Der englische Premierminister Herbert Henry Asquith (1852-1928) bleibt zunächst gelassen. Er glaubt, dass er Grossbritannien aus dem Konflikt heraushalten kann. Die meiste Zeit ist er mit seinen Gedanken ohnehin woanders: Wie besessen schreibt er Liebesbriefe an Venetia Stanley, manchmal mehrere am gleichen Tag. Venetia ist 26-jährig, aus gutem Hause, unbekümmert und zugewandt. Asquith selbst ist mehr als doppelt so alt, verheiratet und mehrfacher Vater.
Kurz bevor im August 1914 auch Grossbritannien in den Krieg hineingezogen wird, schreibt er ihr: «Gestern Nacht im Bett habe ich überschlagen, dass ich Dir seit Dezember grob geschätzt 170 Briefe geschrieben habe. Niemals zuvor habe ich irgendeinem menschlichen Wesen auch nur annähernd so viel von dem enthüllt, was zu meinem geheimsten Inneren gehört. Ich lege Dir 2 oder 3 kleine Auszüge aus den ausländischen Telegrammen bei, weil das nicht in den Zeitungen stand.»
Wenn Venetia in London weilt, fährt Asquiths Chauffeur die beiden aus, manchmal durch die Strassen der Stadt, manchmal über Land. Im Fond des Wagens, geschützt von heruntergelassenen Jalousien, schüttet Asquith der jungen Begleiterin sein Herz aus, schildert ihr die militärische Lage. Er zeigt ihr hochgeheime Telegramme, zerreisst sie und wirft sie während der Fahrt übermütig aus dem Fenster.
Spaziergänger finden die Schnipsel und bringen sie auf den Polizeiposten. Paul Deemer, ein junger Detektiv, wird beauftragt herauszufinden, wer hinter diesem Geheimnisverrat steht.
So beginnt der Plot von «Abgrund», dem neuen Roman von Robert Harris. Die Geschichte basiert auf einer wahren Begebenheit: Die Affäre zwischen Asquith und Venetia Stanley gab es wirklich. 560 Briefe des liebestrunkenen Premiers sind erhalten geblieben. Historiker haben daraus wichtige Erkenntnisse über die britische Politik gewonnen.

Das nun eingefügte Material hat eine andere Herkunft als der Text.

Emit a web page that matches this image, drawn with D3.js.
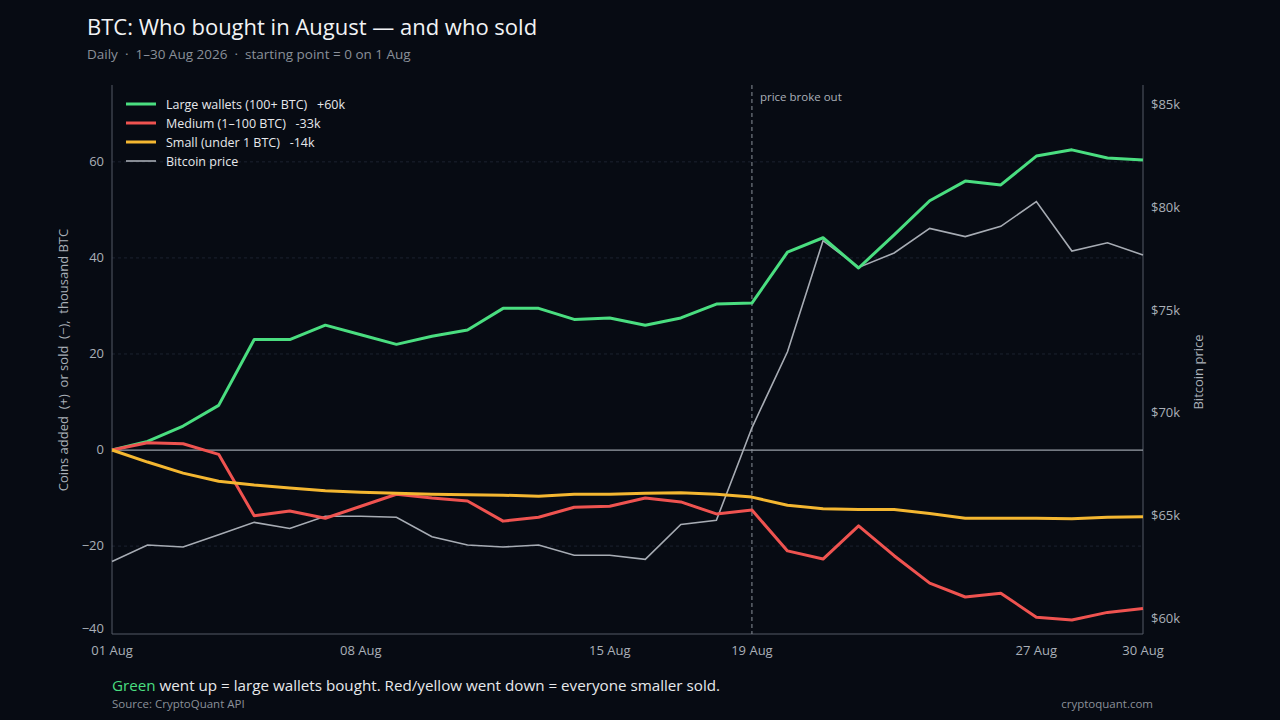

Robert Harris ist ein Meister darin, historische Fakten und Fiktion miteinander zu verweben. Berühmt gemacht haben ihn der Roman «Vaterland» und eine Trilogie um die Lebensgeschichte des römischen Philosophen und Politikers Cicero («Imperium», «Titan», «Dictator»). Gerade läuft in den Kinos «Conclave», ein Film über eine fiktive Papstwahl, der ebenfalls auf einem Roman von Harris beruht.
«Abgrund» ist eine süffige Mischung aus historischem Politthriller, Liebesgeschichte und einem Sittenbild der englischen Aristokratie. Wie sich die Affäre zwischen Premier Asquith und Venetia Stanley aber weiterentwickelt, soll hier nicht verraten werden.